Although none of these cards are in Standard now, I don't think they will be out forever. As we make green more about two- and three-drops for the time being, while we have more two-mana mana Elves, I can see a point where we want to shake things up and go back to using one-mana mana Elves for some period of time. It lets players who have only been playing for a few years experience something new and acts as nostalgia for older players. The design of Standard is cyclical, and many things that leave will probably not stay gone forever.
Providing a Standard Experience
After 23 years of making Magic, it should be clear we can't just play around with improving everything to make new cards. There just aren't enough costs that can go down. We may not be able to make as many cards for Vintage every year, since the bar that a card has to cross to be better than another card there is absurdly high. But we can control the kinds of cards we make for Standard. And as we make those, many of them will be at the right power level for Modern, helping to add to that format. And then some of them will end up trickling down to Legacy, and even a few per year to Vintage.
If you want to play with the most powerful cards, it's hard to argue against Eternal formats, since Standard can't compete there. The goal of Standard is to allow for new experiences, and to let each set's themes and mechanics shine. Part of that means that, over time, we need to kill a few sacred cows and change up what we think the baseline is for some effects, so that we can introduce new ones.
Imagine that you are working on Sixth Edition for Magic. You are discussing which cards to not reprint, and the decision comes down to leave out Dark Ritual. It would be easy to say, "Yeah, but without Dark Ritual, black will be too weak! Dark Ritual is a huge part of black's staple kit, and without it, it can't compete." Well, that may have been true of sets before then, but once you have taken the card out of the format, you get to open up a lot of design space. While a lot of black's power was in a turn-one Dark Ritual into a three-drop (or three one-drops), that also meant that you had to balance all of the three-drops as if they would be out on the first turn. We took Dark Ritual out of Sixth Edition, and black ended up being fine over time—much in the same way we removed Counterspell from blue, Lightning Bolt from red, and Swords to Plowshares from white. Once those cards were out of the colors for Standard, it increased the range of cards that could see play in all the colors.
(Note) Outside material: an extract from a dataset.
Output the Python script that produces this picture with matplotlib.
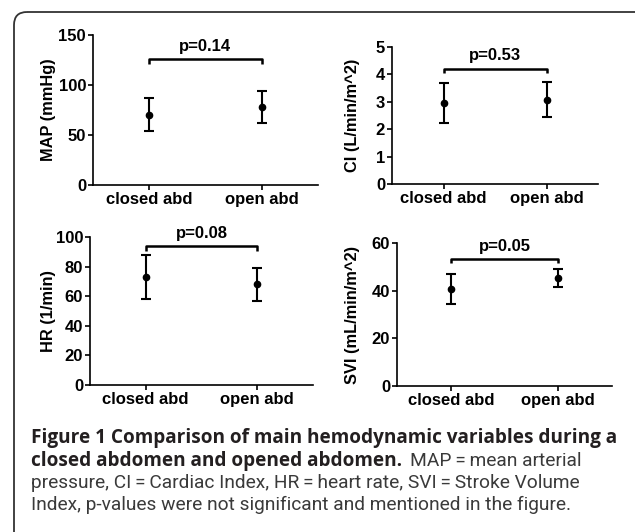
import matplotlib
matplotlib.use("Agg")
import matplotlib.pyplot as plt
from matplotlib.patches import FancyBboxPatch

W, H = 635, 532

# ---------------- data ----------------
groups = ["closed abd", "open abd"]

map_mean = [70.3, 78.4]
map_sd = [16.5, 16.0]

ci_mean = [2.97, 3.08]
ci_sd = [0.73, 0.64]

hr_mean = [72.8, 68.0]
hr_sd = [15.0, 11.2]

svi_mean = [40.7, 45.3]
svi_sd = [6.2, 3.8]

p_labels = ["p=0.14", "p=0.53", "p=0.08", "p=0.05"]
bracket_y = [125.7, 4.21, 93.7, 53.3]

y_labels = ["MAP (mmHg)", "CI (L/min/m^2)", "HR (1/min)", "SVI (mL/min/m^2)"]
y_max = [150, 5, 100, 60]
y_ticks = [[0, 50, 100, 150], [0, 1, 2, 3, 4, 5],
           [0, 20, 40, 60, 80, 100], [0, 20, 40, 60]]

means = [map_mean, ci_mean, hr_mean, svi_mean]
sds = [map_sd, ci_sd, hr_sd, svi_sd]

TS = "\u2009"  # thin space, as in the typeset caption
caption_bold_1 = "Figure 1 Comparison of main hemodynamic variables during a"
caption_bold_2 = "closed abdomen and opened abdomen."
caption_reg_2 = f"MAP{TS}={TS}mean arterial"
caption_reg_3 = (f"pressure, CI{TS}={TS}Cardiac Index, HR{TS}={TS}heart rate, "
                 f"SVI{TS}={TS}Stroke Volume")
caption_reg_4 = "Index, p-values were not significant and mentioned in the figure."

# ---------------- figure ----------------
fig = plt.figure(figsize=(W / 100, H / 100), dpi=100)
fig.patch.set_facecolor("white")

# background overlay axes in pixel coordinates for the frame
bg = fig.add_axes([0, 0, 1, 1])
bg.set_xlim(0, W)
bg.set_ylim(H, 0)
bg.axis("off")
frame = FancyBboxPatch((14, 12), 648 - 14, 560 - 12,
                       boxstyle="round,pad=0,rounding_size=13",
                       fill=False, edgecolor="#333333", linewidth=1.3)
bg.add_patch(frame)

# axes boxes in pixels: left, right, top, bottom
boxes = [(93, 318, 35, 185), (392, 598, 47, 184),
         (90, 313, 237, 385), (397, 612, 243, 386)]
label_x = [49, 352, 49, 352]

font = "Liberation Sans"

for i, (l, r, t, b) in enumerate(boxes):
    ax = fig.add_axes([l / W, 1 - b / H, (r - l) / W, (b - t) / H])
    ax.patch.set_alpha(0)
    x = [0, 1]
    ax.errorbar(x, means[i], yerr=sds[i], fmt="o", color="black",
                markersize=4.5, elinewidth=1.5, capsize=3.5, capthick=1.5,
                zorder=3)
    ax.set_xlim(-0.5, 1.5)
    ax.set_ylim(0, y_max[i])
    ax.set_yticks(y_ticks[i])
    ax.set_yticklabels([str(v) for v in y_ticks[i]], fontfamily=font,
                       fontweight="bold", fontsize=12)
    ax.set_xticks(x)
    ax.set_xticklabels(groups, fontfamily=font, fontweight="bold", fontsize=12)
    for s in ["top", "right"]:
        ax.spines[s].set_visible(False)
    for s in ["left", "bottom"]:
        ax.spines[s].set_linewidth(1.2)
        ax.spines[s].set_capstyle("projecting")
    ax.tick_params(axis="both", length=3.5, width=1.2, pad=1.5)
    ax.set_ylabel(y_labels[i], fontfamily=font, fontweight="bold", fontsize=11.8)
    ax.yaxis.set_label_coords(label_x[i] / W, 1 - ((t + b) / 2) / H,
                              transform=fig.transFigure)
    ax.yaxis.label.set_va("center")

    # significance bracket
    by = bracket_y[i]
    drop = 4.5 * y_max[i] / (b - t)
    ax.plot([0, 0, 1, 1], [by - drop, by, by, by - drop], color="black",
            linewidth=1.8, solid_capstyle="butt", clip_on=False)
    ax.annotate(p_labels[i], xy=(0.5, by), xytext=(0, 6),
                textcoords="offset points", ha="center", va="baseline",
                fontfamily=font, fontweight="bold", fontsize=12,
                annotation_clip=False)

# ---------------- caption ----------------
bold_font = ["Open Sans", "DejaVu Sans"]
reg_font = ["Roboto", "DejaVu Sans"]
bold_col = "#231f20"
reg_col = "#3a3a3a"
x0 = 31
baselines = [443, 466, 488, 510]

fig.canvas.draw()
renderer = fig.canvas.get_renderer()

def fit(s, family, weight, target):
    probe = fig.text(0, 0, s, fontfamily=family, fontweight=weight, fontsize=13)
    w = probe.get_window_extent(renderer).width
    probe.remove()
    return 13 * target / w

fs_b = fit(caption_bold_1, bold_font, "bold", 613 - 31)
fs_r = fit(caption_reg_3, reg_font, "normal", 579 - 31)

def put(xp, yp, s, family, weight, col, fs):
    return fig.text(xp / W, 1 - yp / H, s, fontfamily=family,
                    fontweight=weight, fontsize=fs, color=col,
                    ha="left", va="baseline")

put(x0, baselines[0], caption_bold_1, bold_font, "bold", bold_col, fs_b)
tb = put(x0, baselines[1], caption_bold_2, bold_font, "bold", bold_col, fs_b)
ext = tb.get_window_extent(renderer)
put(ext.x1 + 8, baselines[1], caption_reg_2, reg_font, "normal", reg_col, fs_r)
put(x0, baselines[2], caption_reg_3, reg_font, "normal", reg_col, fs_r)
put(x0, baselines[3], caption_reg_4, reg_font, "normal", reg_col, fs_r)

fig.savefig("out.png", dpi=100, facecolor="white")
That isn't to say that we've been 100% right on changes to the kinds of cards we put into Standard in the past, or that we will be in the future. We do a lot of testing internally, find what we like, and release it to the world. We can generally figure out what is powerful enough for Standard, but it's harder for us to gauge what people will like. Sometimes we are wrong because we misevaluated the power, and sometimes we realize that people will forgo decks that are strong enough because they just don't like the play style. By comparing our Future Future League decklists to how those decks played out in the real world and how strong they ended up being, we can try to figure out areas where we are repeatedly over- and undervaluing cards and tweak those in upcoming sets. When we try something and it ends up being stronger than we expected, we look at those results and make sure to test those kinds of cards more in the future, so we can continue making the kinds of cards that people will enjoy playing.